=== Input ===

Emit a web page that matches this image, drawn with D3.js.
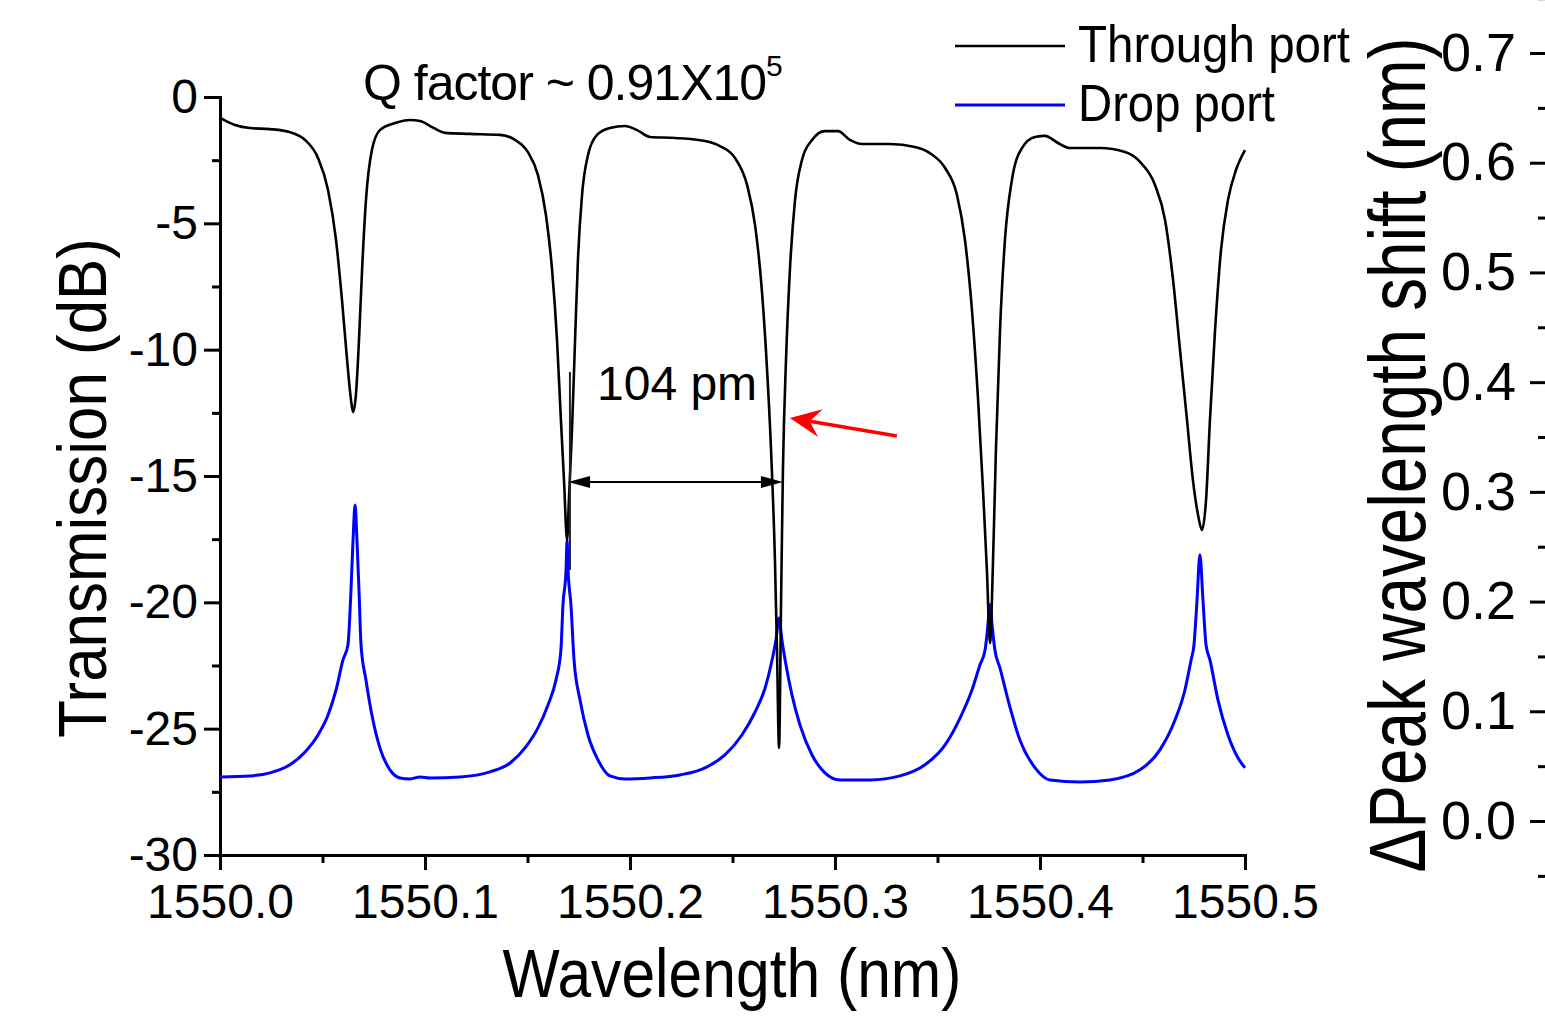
<!DOCTYPE html>
<html>
<head>
<meta charset="utf-8">
<script src="https://cdn.jsdelivr.net/npm/d3@7"></script>
<style>
  body { margin: 0; background: #fff; }
  svg text { font-family: "Liberation Sans", Arial, sans-serif; fill: #000; }
</style>
</head>
<body>
<script>
// through port transmission, [wavelength nm, dB]
var throughPort = [
  [1550.0000, -0.83], [1550.0073, -1.11], [1550.0146, -1.23], [1550.0244, -1.27], [1550.0341, -1.39],
  [1550.0415, -1.70], [1550.0478, -2.41], [1550.0527, -3.68], [1550.0566, -5.66], [1550.0595, -8.03],
  [1550.0620, -10.41], [1550.0639, -11.99], [1550.0649, -12.47], [1550.0663, -11.79], [1550.0678, -9.62],
  [1550.0693, -6.85], [1550.0712, -4.08], [1550.0741, -2.10], [1550.0780, -1.31], [1550.0854, -1.03],
  [1550.0927, -0.91], [1550.0976, -0.95], [1550.1034, -1.19], [1550.1098, -1.42], [1550.1220, -1.46],
  [1550.1366, -1.50], [1550.1439, -1.70], [1550.1502, -2.18], [1550.1551, -3.09], [1550.1590, -4.67],
  [1550.1620, -6.85], [1550.1644, -9.62], [1550.1663, -12.78], [1550.1678, -15.16], [1550.1693, -17.53],
  [1550.1702, -15.95], [1550.1717, -13.18], [1550.1732, -9.62], [1550.1746, -6.45], [1550.1766, -3.88],
  [1550.1795, -2.30], [1550.1839, -1.50], [1550.1902, -1.23], [1550.1976, -1.15], [1550.2034, -1.31],
  [1550.2098, -1.58], [1550.2220, -1.62], [1550.2366, -1.74], [1550.2439, -1.94], [1550.2512, -2.41],
  [1550.2571, -3.48], [1550.2610, -5.07], [1550.2639, -7.24], [1550.2663, -10.01], [1550.2688, -13.97],
  [1550.2707, -18.32], [1550.2717, -21.88], [1550.2727, -25.76], [1550.2737, -19.91], [1550.2746, -14.76],
  [1550.2761, -10.41], [1550.2780, -6.85], [1550.2805, -4.08], [1550.2839, -2.49], [1550.2888, -1.70],
  [1550.2951, -1.35], [1550.3015, -1.35], [1550.3073, -1.70], [1550.3132, -1.86], [1550.3268, -1.86],
  [1550.3390, -1.98], [1550.3463, -2.22], [1550.3537, -2.81], [1550.3595, -3.88], [1550.3634, -5.66],
  [1550.3668, -8.43], [1550.3698, -11.99], [1550.3722, -15.55], [1550.3741, -18.72], [1550.3756, -21.61],
  [1550.3771, -18.32], [1550.3785, -13.97], [1550.3805, -9.22], [1550.3829, -5.66], [1550.3863, -3.28],
  [1550.3912, -2.02], [1550.3976, -1.58], [1550.4024, -1.54], [1550.4088, -1.82], [1550.4146, -2.02],
  [1550.4293, -2.02], [1550.4415, -2.18], [1550.4488, -2.57], [1550.4561, -3.48], [1550.4610, -4.87],
  [1550.4649, -7.24], [1550.4683, -10.01], [1550.4717, -12.78], [1550.4746, -15.16], [1550.4771, -16.54],
  [1550.4790, -17.14], [1550.4810, -15.95], [1550.4829, -12.78], [1550.4854, -9.22], [1550.4883, -6.05],
  [1550.4917, -4.08], [1550.4956, -2.89], [1550.5000, -2.10]
];

// drop port transmission, [wavelength nm, dB]
var dropPort = [
  [1550.0000, -26.91], [1550.0146, -26.87], [1550.0244, -26.75], [1550.0341, -26.43], [1550.0415, -25.92],
  [1550.0478, -25.25], [1550.0527, -24.46], [1550.0566, -23.47], [1550.0600, -22.28], [1550.0624, -21.69],
  [1550.0639, -19.51], [1550.0649, -17.53], [1550.0659, -16.15], [1550.0668, -17.53], [1550.0678, -19.51],
  [1550.0688, -21.69], [1550.0712, -23.07], [1550.0741, -24.46], [1550.0780, -25.76], [1550.0829, -26.63],
  [1550.0878, -26.95], [1550.0927, -26.99], [1550.0976, -26.91], [1550.1024, -26.95], [1550.1171, -26.91],
  [1550.1317, -26.71], [1550.1415, -26.36], [1550.1488, -25.76], [1550.1551, -24.97], [1550.1600, -24.06],
  [1550.1639, -23.07], [1550.1663, -21.88], [1550.1673, -20.10], [1550.1688, -18.72], [1550.1693, -17.53],
  [1550.1698, -18.72], [1550.1712, -20.10], [1550.1727, -22.28], [1550.1756, -23.86], [1550.1795, -25.25],
  [1550.1844, -26.24], [1550.1902, -26.87], [1550.1976, -26.99], [1550.2098, -26.95], [1550.2244, -26.83],
  [1550.2366, -26.55], [1550.2463, -26.04], [1550.2546, -25.25], [1550.2610, -24.34], [1550.2659, -23.39],
  [1550.2693, -22.28], [1550.2712, -21.49], [1550.2727, -20.62], [1550.2741, -21.49], [1550.2761, -22.48],
  [1550.2790, -23.66], [1550.2829, -24.85], [1550.2888, -26.04], [1550.2951, -26.75], [1550.3024, -27.03],
  [1550.3171, -27.03], [1550.3317, -26.87], [1550.3439, -26.43], [1550.3537, -25.64], [1550.3610, -24.58],
  [1550.3668, -23.47], [1550.3707, -22.48], [1550.3732, -21.89], [1550.3746, -20.89], [1550.3756, -20.10],
  [1550.3766, -20.89], [1550.3780, -21.89], [1550.3805, -22.60], [1550.3844, -23.86], [1550.3902, -25.45],
  [1550.3976, -26.55], [1550.4049, -27.03], [1550.4195, -27.11], [1550.4341, -27.03], [1550.4488, -26.63],
  [1550.4585, -25.84], [1550.4659, -24.65], [1550.4707, -23.47], [1550.4737, -22.28], [1550.4751, -21.69],
  [1550.4766, -19.91], [1550.4780, -18.12], [1550.4795, -19.91], [1550.4810, -21.69], [1550.4829, -22.28],
  [1550.4868, -23.86], [1550.4917, -25.25], [1550.4966, -26.16], [1550.5000, -26.55]
];

var xTicks = [1550.0, 1550.1, 1550.2, 1550.3, 1550.4, 1550.5];
var xMinor = [1550.05, 1550.15, 1550.25, 1550.35, 1550.45];
var yTicks = [-30, -25, -20, -15, -10, -5, 0];
var yMinor = [-27.5, -22.5, -17.5, -12.5, -7.5, -2.5];
var shiftTicks = [0.0, 0.1, 0.2, 0.3, 0.4, 0.5, 0.6, 0.7];
var shiftMinor = [-0.05, 0.05, 0.15, 0.25, 0.35, 0.45, 0.55, 0.65, 0.75];

// annotations (data units)
var fsrSpan = [1550.1698, 1550.2746];
var fsrLevel = -15.24;
var fsrLabelAt = [1550.1839, -11.99];
var markerLine = [1550.1707, -10.88, -18.72];
var redArrow = [[1550.3302, -13.42], [1550.2780, -12.70]];

var W = 1545, H = 1016;
var svg = d3.select('body').append('svg')
  .attr('width', W).attr('height', H);

var x = d3.scaleLinear().domain([1550.0, 1550.5]).range([220, 1245]);
var y = d3.scaleLinear().domain([-30, 0]).range([855, 97]);
var yShift = d3.scaleLinear().domain([0, 0.7]).range([821, 53]);

var styleAxis = function(g, fontSize) {
  g.selectAll('path.domain').attr('stroke', '#000').attr('stroke-width', 3).attr('stroke-linecap', 'square');
  g.selectAll('.tick line').attr('stroke', '#000').attr('stroke-width', 3);
  g.selectAll('.tick text').attr('font-size', fontSize).attr('fill', '#000')
    .style('font-family', '"Liberation Sans", Arial, sans-serif');
};

// minor ticks first
svg.append('g').attr('transform', 'translate(0,855)')
  .call(d3.axisBottom(x).tickValues(xMinor).tickSize(8).tickSizeOuter(0).tickFormat(''))
  .call(function(g){ g.select('.domain').remove(); styleAxis(g, 0); });
svg.append('g').attr('transform', 'translate(220,0)')
  .call(d3.axisLeft(y).tickValues(yMinor).tickSize(8).tickSizeOuter(0).tickFormat(''))
  .call(function(g){ g.select('.domain').remove(); styleAxis(g, 0); });

svg.append('g').attr('transform', 'translate(0,855)')
  .call(d3.axisBottom(x).tickValues(xTicks).tickSize(15).tickSizeOuter(0).tickPadding(14)
    .tickFormat(d3.format('.1f')))
  .call(function(g){ styleAxis(g, 48); });

svg.append('g').attr('transform', 'translate(220,0)')
  .call(d3.axisLeft(y).tickValues(yTicks).tickSize(16).tickSizeOuter(0).tickPadding(6)
    .tickFormat(function(d){ return String(d); }))
  .call(function(g){ styleAxis(g, 48); });

// right axis (peak shift), line sits just past the picture edge
svg.append('g').attr('transform', 'translate(1547,0)')
  .call(d3.axisLeft(yShift).tickValues(shiftMinor).tickSize(9).tickSizeOuter(0).tickFormat(''))
  .call(function(g){ g.select('.domain').remove(); styleAxis(g, 0); });
svg.append('g').attr('transform', 'translate(1547,0)')
  .call(d3.axisLeft(yShift).tickValues(shiftTicks).tickSize(17).tickSizeOuter(0).tickPadding(14)
    .tickFormat(d3.format('.1f')))
  .call(function(g){ g.select('.domain').remove(); styleAxis(g, 54); });

var line = d3.line()
  .x(function(d){ return x(d[0]); })
  .y(function(d){ return y(d[1]); })
  .curve(d3.curveMonotoneX);

svg.append('path').datum(dropPort)
  .attr('d', line).attr('fill', 'none').attr('stroke', '#0000ff').attr('stroke-width', 3);
svg.append('path').datum(throughPort)
  .attr('d', line).attr('fill', 'none').attr('stroke', '#000').attr('stroke-width', 2.6);

// FSR annotation
svg.append('line')
  .attr('x1', x(markerLine[0])).attr('x2', x(markerLine[0]))
  .attr('y1', y(markerLine[1])).attr('y2', y(markerLine[2]))
  .attr('stroke', '#222').attr('stroke-width', 2);

var ax1 = x(fsrSpan[0]), ax2 = x(fsrSpan[1]), ay = y(fsrLevel);
svg.append('line').attr('x1', ax1 + 10).attr('x2', ax2 - 10).attr('y1', ay).attr('y2', ay)
  .attr('stroke', '#000').attr('stroke-width', 2);
svg.append('path')
  .attr('d', 'M' + ax1 + ',' + ay + 'L' + (ax1 + 22) + ',' + (ay - 6) + 'L' + (ax1 + 22) + ',' + (ay + 6) + 'Z')
  .attr('fill', '#000');
svg.append('path')
  .attr('d', 'M' + ax2 + ',' + ay + 'L' + (ax2 - 22) + ',' + (ay - 6) + 'L' + (ax2 - 22) + ',' + (ay + 6) + 'Z')
  .attr('fill', '#000');

svg.append('text').attr('x', x(fsrLabelAt[0])).attr('y', y(fsrLabelAt[1]))
  .attr('font-size', 48).text('104 pm');

// red arrow
var tail = [x(redArrow[0][0]), y(redArrow[0][1])];
var tip = [x(redArrow[1][0]), y(redArrow[1][1])];
var dx = tip[0] - tail[0], dy = tip[1] - tail[1], len = Math.sqrt(dx * dx + dy * dy);
var ux = dx / len, uy = dy / len, nx = -uy, ny = ux;
var notch = [tip[0] - 20 * ux, tip[1] - 20 * uy];
svg.append('line').attr('x1', tail[0]).attr('y1', tail[1]).attr('x2', notch[0]).attr('y2', notch[1])
  .attr('stroke', '#ff0000').attr('stroke-width', 3.5);
svg.append('path')
  .attr('d', 'M' + tip[0] + ',' + tip[1] +
    'L' + (tip[0] - 31 * ux + 14 * nx) + ',' + (tip[1] - 31 * uy + 14 * ny) +
    'L' + notch[0] + ',' + notch[1] +
    'L' + (tip[0] - 31 * ux - 14 * nx) + ',' + (tip[1] - 31 * uy - 14 * ny) + 'Z')
  .attr('fill', '#ff0000');

// Q factor note
var q = svg.append('text').attr('x', 363).attr('y', 100).attr('font-size', 50)
  .attr('letter-spacing', -1);
q.append('tspan').text('Q factor ~ 0.91X10');
q.append('tspan').attr('dy', -24).attr('font-size', 30).text('5');

// legend
var legend = svg.append('g');
legend.append('line').attr('x1', 955).attr('x2', 1065).attr('y1', 46).attr('y2', 46)
  .attr('stroke', '#000').attr('stroke-width', 2.6);
legend.append('line').attr('x1', 955).attr('x2', 1065).attr('y1', 105).attr('y2', 105)
  .attr('stroke', '#0000ff').attr('stroke-width', 3);
legend.append('text').attr('x', 1078).attr('y', 62).attr('font-size', 52)
  .attr('textLength', 272).attr('lengthAdjust', 'spacingAndGlyphs').text('Through port');
legend.append('text').attr('x', 1078).attr('y', 121).attr('font-size', 52)
  .attr('textLength', 197).attr('lengthAdjust', 'spacingAndGlyphs').text('Drop port');

// axis titles
svg.append('text').attr('x', 732).attr('y', 997).attr('text-anchor', 'middle')
  .attr('font-size', 68).attr('textLength', 459).attr('lengthAdjust', 'spacingAndGlyphs')
  .text('Wavelength (nm)');
svg.append('text').attr('transform', 'translate(106,488) rotate(-90)').attr('text-anchor', 'middle')
  .attr('font-size', 69).attr('textLength', 500).attr('lengthAdjust', 'spacingAndGlyphs')
  .text('Transmission (dB)');
svg.append('text').attr('transform', 'translate(1425,455) rotate(-90)').attr('text-anchor', 'middle')
  .attr('font-size', 80).attr('textLength', 835).attr('lengthAdjust', 'spacingAndGlyphs')
  .text('\u0394Peak wavelength shift (nm)');
</script>
</body>
</html>
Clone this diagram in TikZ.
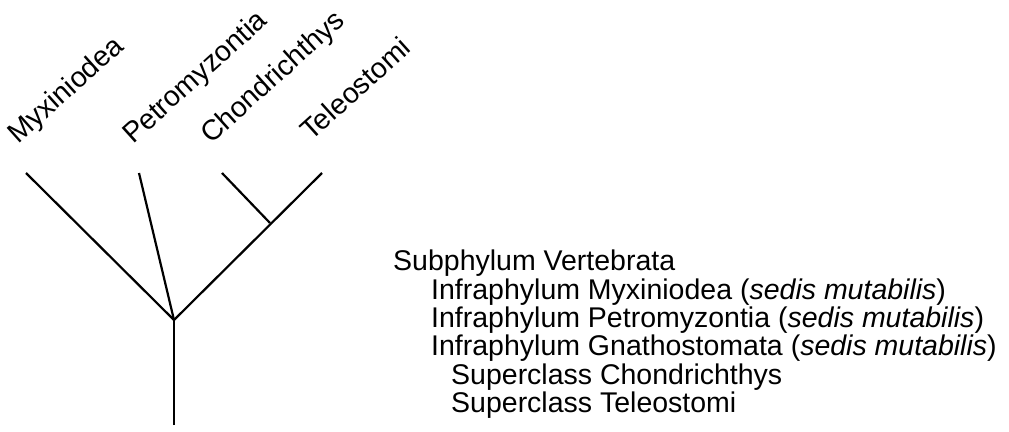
\documentclass[tikz,border=0pt]{standalone}
\usepackage{fontspec}
\setmainfont{Liberation Sans}
\begin{document}
\begin{tikzpicture}[x=1pt,y=-1pt,
  branch/.style={line width=2.2pt, line cap=butt},
  lab/.style={anchor=base west, inner sep=0pt, rotate=42, font=\fontsize{28.5}{32}\selectfont},
  txt/.style={anchor=base west, inner sep=0pt, font=\fontsize{28.5}{32}\selectfont}]
\useasboundingbox (0,0) rectangle (1009,431);
\coordinate (root) at (174,320);
\coordinate (bottom) at (174,425);
\coordinate (g) at (270,223);
\coordinate (myx) at (26,173);
\coordinate (pet) at (139,173);
\coordinate (cho) at (222,173);
\coordinate (tel) at (322,173);
\draw[branch] (bottom) -- (root);
\draw[branch] (root) -- (myx);
\draw[branch] (root) -- (pet);
\draw[branch] (root) -- (tel);
\draw[branch] (g) -- (cho);
\node[lab] (lmyx) at (18,145) {Myxiniodea};
\node[lab] (lpet) at (133,145) {Petromyzontia};
\node[lab] (lcho) at (211,145) {Chondrichthys};
\node[lab] (ltel) at (311,142) {Teleostomi};
\node[txt] (t1) at (393,270) {Subphylum Vertebrata};
\node[txt] (t2) at (431,299) {Infraphylum Myxiniodea (\textit{sedis mutabilis})};
\node[txt] (t3) at (431,327) {Infraphylum Petromyzontia (\textit{sedis mutabilis})};
\node[txt] (t4) at (431,355) {Infraphylum Gnathostomata (\textit{sedis mutabilis})};
\node[txt] (t5) at (451,384) {Superclass Chondrichthys};
\node[txt] (t6) at (451,412) {Superclass Teleostomi};
\end{tikzpicture}
\end{document}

===

## Work instructions
Without the pictures, repeat exactly the lines running from the line containing "Clone this diagram in TikZ." through the end of the data, both ends included.

## Response to the exercise
Clone this diagram in TikZ.
\documentclass[tikz,border=0pt]{standalone}
\usepackage{fontspec}
\setmainfont{Liberation Sans}
\begin{document}
\begin{tikzpicture}[x=1pt,y=-1pt,
  branch/.style={line width=2.2pt, line cap=butt},
  lab/.style={anchor=base west, inner sep=0pt, rotate=42, font=\fontsize{28.5}{32}\selectfont},
  txt/.style={anchor=base west, inner sep=0pt, font=\fontsize{28.5}{32}\selectfont}]
\useasboundingbox (0,0) rectangle (1009,431);
\coordinate (root) at (174,320);
\coordinate (bottom) at (174,425);
\coordinate (g) at (270,223);
\coordinate (myx) at (26,173);
\coordinate (pet) at (139,173);
\coordinate (cho) at (222,173);
\coordinate (tel) at (322,173);
\draw[branch] (bottom) -- (root);
\draw[branch] (root) -- (myx);
\draw[branch] (root) -- (pet);
\draw[branch] (root) -- (tel);
\draw[branch] (g) -- (cho);
\node[lab] (lmyx) at (18,145) {Myxiniodea};
\node[lab] (lpet) at (133,145) {Petromyzontia};
\node[lab] (lcho) at (211,145) {Chondrichthys};
\node[lab] (ltel) at (311,142) {Teleostomi};
\node[txt] (t1) at (393,270) {Subphylum Vertebrata};
\node[txt] (t2) at (431,299) {Infraphylum Myxiniodea (\textit{sedis mutabilis})};
\node[txt] (t3) at (431,327) {Infraphylum Petromyzontia (\textit{sedis mutabilis})};
\node[txt] (t4) at (431,355) {Infraphylum Gnathostomata (\textit{sedis mutabilis})};
\node[txt] (t5) at (451,384) {Superclass Chondrichthys};
\node[txt] (t6) at (451,412) {Superclass Teleostomi};
\end{tikzpicture}
\end{document}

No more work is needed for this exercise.